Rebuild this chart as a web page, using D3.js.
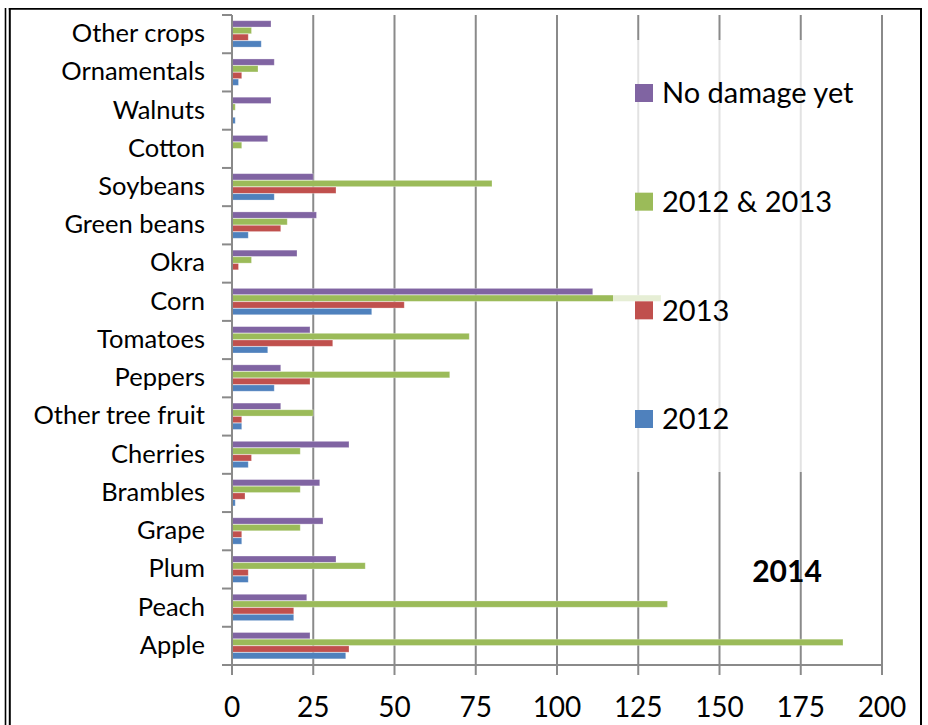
* * *
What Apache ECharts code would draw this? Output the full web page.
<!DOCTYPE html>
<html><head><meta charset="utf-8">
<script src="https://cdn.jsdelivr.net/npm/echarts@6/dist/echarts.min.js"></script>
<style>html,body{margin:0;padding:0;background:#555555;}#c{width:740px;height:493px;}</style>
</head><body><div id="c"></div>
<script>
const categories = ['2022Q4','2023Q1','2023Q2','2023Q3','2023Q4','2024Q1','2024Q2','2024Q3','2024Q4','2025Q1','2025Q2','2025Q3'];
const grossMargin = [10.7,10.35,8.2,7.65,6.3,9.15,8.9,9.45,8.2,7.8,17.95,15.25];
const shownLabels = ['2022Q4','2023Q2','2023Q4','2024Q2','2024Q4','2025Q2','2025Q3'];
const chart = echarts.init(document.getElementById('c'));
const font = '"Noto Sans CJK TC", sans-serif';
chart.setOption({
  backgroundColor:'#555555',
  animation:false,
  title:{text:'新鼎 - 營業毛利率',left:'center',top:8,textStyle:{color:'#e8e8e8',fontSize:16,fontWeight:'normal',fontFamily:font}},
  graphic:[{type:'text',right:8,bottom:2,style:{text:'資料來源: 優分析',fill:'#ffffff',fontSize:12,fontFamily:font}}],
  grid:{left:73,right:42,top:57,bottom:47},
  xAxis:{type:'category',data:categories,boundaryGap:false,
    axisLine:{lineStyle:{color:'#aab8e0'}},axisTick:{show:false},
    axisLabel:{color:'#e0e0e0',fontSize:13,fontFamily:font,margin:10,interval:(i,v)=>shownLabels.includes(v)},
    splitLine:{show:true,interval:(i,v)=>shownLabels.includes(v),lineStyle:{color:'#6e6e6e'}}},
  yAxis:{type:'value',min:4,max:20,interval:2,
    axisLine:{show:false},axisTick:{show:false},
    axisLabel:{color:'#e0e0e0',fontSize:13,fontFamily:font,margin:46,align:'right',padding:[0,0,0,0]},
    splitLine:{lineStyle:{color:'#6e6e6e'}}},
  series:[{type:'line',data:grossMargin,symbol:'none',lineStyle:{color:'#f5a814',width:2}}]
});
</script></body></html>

Aim of the exercise:
Copy each line that holds the word "this".

Complete response:
Rebuild this chart as a web page, using D3.js.
What Apache ECharts code would draw this? Output the full web page.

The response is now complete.